In many synthesis tools, you can declare that the read-during-write behavior is not important to your design (for example, if you never read from the same address to which you write in the same clock cycle). In Intel® Quartus® Prime Standard Edition integrated synthesis , set the synthesis attribute ramstyle to no_rw_check to allow Intel® Quartus® Prime software to define the read-during-write behavior of a RAM, rather than use the behavior specified by your HDL code. This attribute can prevent the synthesis tool from using extra logic to implement the memory block, or can allow memory inference when it would otherwise be impossible.
Synchronous RAM blocks require a synchronous read, so Intel® Quartus® Prime Standard Edition integrated synthesis packs either data output registers or read address registers into the RAM block.

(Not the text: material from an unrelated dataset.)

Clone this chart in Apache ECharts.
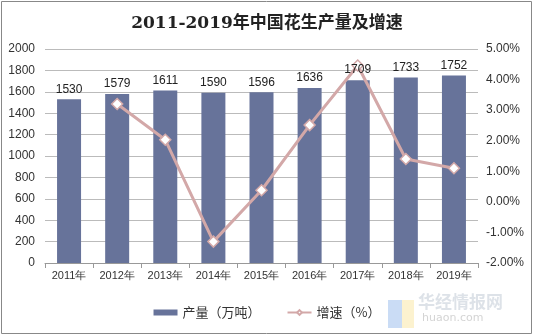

When the read address registers are packed into the RAM block, the read address signals connected to the RAM block contain the next value of the read address signals indexing the HDL variable, which impacts which clock cycle the read and the write occur, and changes the read-during-write conditions. Therefore, bypass logic may still be added to the design to preserve the read-during-write behavior, even if the no_rw_check attribute is set.